Deriving electron densities from linear polarization observations of the white-light corona during the 2020 December 14 total solar eclipse
Total solar eclipses provide a unique - albeit temporary - window into the lower corona. Normally, researchers use coronagraphs, such as the Large Angle Spectrometric Coronagraph (LASCO), to observe the solar corona. A coronagraph is an observing instrument with an occulting disk which blocks the bright disk of the Sun, allowing the fainter corona to shine out behind it. However, the issue with coronagraphs lies in the fundamental nature of electromagnetic waves and how they scatter off the limb of the occulting disk and are therefore detected by the instrument as stray light. Consequently, the very lower part of the corona is difficult to observe in this way. This is where the perfect cosmic coincidence of a total solar eclipse comes into play. Since the Moon is 400 times smaller than the Sun, and the Sun happens to be 400 times further away from the Earth than the Moon, the lunar and solar disks, therefore, appear the same size in the sky to an observer on Earth – a perfect occulting disk!

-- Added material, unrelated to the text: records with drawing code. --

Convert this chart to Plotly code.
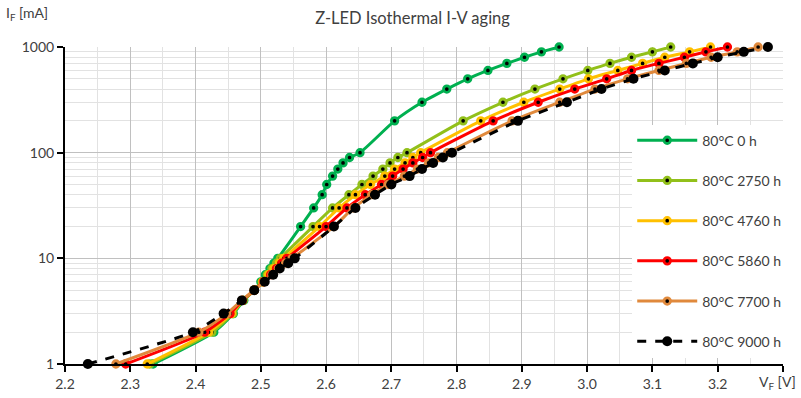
import plotly.graph_objects as go

current_mA = [1, 2, 3, 4, 5, 6, 7, 8, 9, 10, 20, 30, 40, 50, 60, 70, 80, 90, 100,
              200, 300, 400, 500, 600, 700, 800, 900, 1000]

v_0h = [2.335, 2.428, 2.458, 2.474, 2.490, 2.500, 2.507, 2.514, 2.520, 2.526,
        2.561, 2.581, 2.594, 2.601, 2.610, 2.618, 2.626, 2.636, 2.652,
        2.705, 2.747, 2.785, 2.817, 2.848, 2.877, 2.904, 2.930, 2.957]
v_2750h = [2.330, 2.425, 2.457, 2.473, 2.490, 2.502, 2.510, 2.517, 2.524, 2.530,
           2.580, 2.610, 2.635, 2.655, 2.672, 2.687, 2.698, 2.710, 2.724,
           2.810, 2.871, 2.920, 2.963, 3.001, 3.035, 3.068, 3.100, 3.128]
v_4760h = [2.326, 2.420, 2.455, 2.472, 2.490, 2.503, 2.512, 2.520, 2.528, 2.535,
           2.590, 2.620, 2.645, 2.668, 2.690, 2.705, 2.721, 2.733, 2.745,
           2.837, 2.903, 2.958, 3.002, 3.047, 3.085, 3.119, 3.157, 3.189]
v_5860h = [2.293, 2.414, 2.453, 2.472, 2.490, 2.504, 2.515, 2.524, 2.532, 2.540,
           2.600, 2.632, 2.660, 2.685, 2.702, 2.718, 2.733, 2.748, 2.760,
           2.856, 2.925, 2.981, 3.030, 3.068, 3.110, 3.149, 3.182, 3.215]
v_7700h = [2.278, 2.405, 2.448, 2.471, 2.490, 2.505, 2.517, 2.527, 2.538, 2.548,
           2.612, 2.642, 2.670, 2.695, 2.720, 2.740, 2.757, 2.772, 2.786,
           2.885, 2.958, 3.012, 3.062, 3.110, 3.152, 3.190, 3.230, 3.262]
v_9000h = [2.235, 2.396, 2.443, 2.471, 2.490, 2.506, 2.519, 2.529, 2.542, 2.552,
           2.612, 2.645, 2.675, 2.700, 2.728, 2.747, 2.764, 2.779, 2.793,
           2.894, 2.969, 3.022, 3.071, 3.119, 3.162, 3.200, 3.240, 3.277]

series_names = ["80°C 0 h", "80°C 2750 h", "80°C 4760 h", "80°C 5860 h", "80°C 7700 h", "80°C 9000 h"]
series_values = [v_0h, v_2750h, v_4760h, v_5860h, v_7700h, v_9000h]
colors = ["#00b050", "#92c01a", "#ffc000", "#ff0000", "#e0893c", "#000000"]

x_tickvals = [2.2, 2.3, 2.4, 2.5, 2.6, 2.7, 2.8, 2.9, 3.0, 3.1, 3.2, 3.3]
x_ticktext = ["2.2", "2.3", "2.4", "2.5", "2.6", "2.7", "2.8", "2.9", "3.0", "3.1", "3.2", ""]
x_title = "V<sub>F</sub> [V]"
y_tickvals = [1, 10, 100, 1000]
y_title = "I<sub>F</sub> [mA]"

FONT = "Lato, 'Open Sans', sans-serif"
TXT = "#404040"

fig = go.Figure()
for i, (name, vals, col) in enumerate(zip(series_names, series_values, colors)):
    if col == "#000000":
        fig.add_trace(go.Scatter(
            x=vals, y=current_mA, name=name, mode="lines+markers", cliponaxis=False,
            line=dict(color=col, width=3, dash="dash", shape="spline", smoothing=0.6),
            marker=dict(color=col, size=10, symbol="circle"),
            legendgroup=f"g{i}"))
    else:
        fig.add_trace(go.Scatter(
            x=vals, y=current_mA, name=name, mode="lines+markers", cliponaxis=False,
            line=dict(color=col, width=3, shape="spline", smoothing=0.6),
            marker=dict(color="#000000", size=6.5, symbol="circle",
                        line=dict(color=col, width=2.8)),
            legendgroup=f"g{i}"))

fig.update_layout(
    width=801, height=398,
    margin=dict(l=65, r=18, t=47, b=34, autoexpand=False),
    paper_bgcolor="white", plot_bgcolor="white",
    font=dict(family=FONT, size=14, color=TXT),
    title=dict(text="Z-LED Isothermal I-V aging", x=0.515, xanchor="center",
               y=0.955, yanchor="middle", font=dict(family=FONT, size=16.5, color=TXT)),
    showlegend=True,
    legend=dict(x=0.79, y=0.755, xanchor="left", yanchor="top",
                bgcolor="white", borderwidth=0, font=dict(family=FONT, size=14, color=TXT),
                itemwidth=60, tracegroupgap=19),
    xaxis=dict(range=[2.2, 3.3001], tickvals=x_tickvals, ticktext=x_ticktext,
               automargin=False,
               showgrid=True, gridcolor="#c0c0c0", gridwidth=1,
               minor=dict(dtick=0.05, showgrid=True, gridcolor="#e2e2e2", gridwidth=1),
               showline=True, linecolor="black", linewidth=2,
               ticks="outside", ticklen=6, tickcolor="black", tickwidth=2,
               zeroline=False, tickfont=dict(family=FONT, size=14, color=TXT)),
    yaxis=dict(type="log", range=[0, 3.0001], tickvals=y_tickvals,
               ticktext=["1", "10", "100", "1000"], automargin=False,
               showgrid=True, gridcolor="#c0c0c0", gridwidth=1,
               minor=dict(dtick="D1", showgrid=True, gridcolor="#e2e2e2", gridwidth=1),
               showline=True, linecolor="black", linewidth=2,
               ticks="outside", ticklen=6, tickcolor="black", tickwidth=2,
               zeroline=False, tickfont=dict(family=FONT, size=14, color=TXT)),
    annotations=[
        dict(text=y_title, xref="paper", yref="paper",
             x=-0.085, y=1.105, xanchor="left", yanchor="middle",
             showarrow=False, font=dict(family=FONT, size=14, color=TXT)),
        dict(text=x_title, xref="x", yref="paper", x=3.3, y=0, xanchor="center",
             yanchor="top", xshift=-5, yshift=-7,
             showarrow=False, font=dict(family=FONT, size=14, color=TXT)),
    ],
)

fig.write_html("out.html")
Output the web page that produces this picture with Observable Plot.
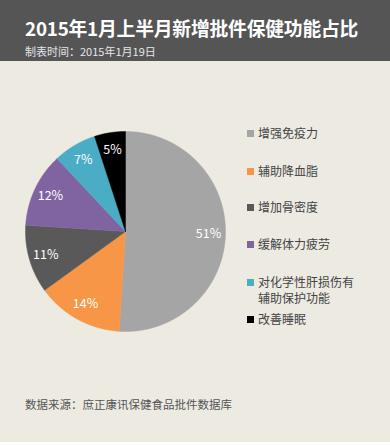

One of the important physical parameters to determine when studying the solar corona is the electron density. This can be determined by taking white-light polarisation images of the corona during the totality of a total solar eclipse. Various image processing techniques can then be used to bring out as much information in the images as possible, followed by an inversion technique, originally developed in the 1950s, which can be used to determine the electron density from the brightness of these polarised images. I am part of the team which sent an instrument - the Coronal Imaging Polariser (CIP) - to the total solar eclipse which occurred on December 14th, 2020, in South America. The instrument was named CIP since, in Welsh, to take a "cip" at something is to take a quick look - fitting since totality during a total solar eclipse typically only lasts a few minutes!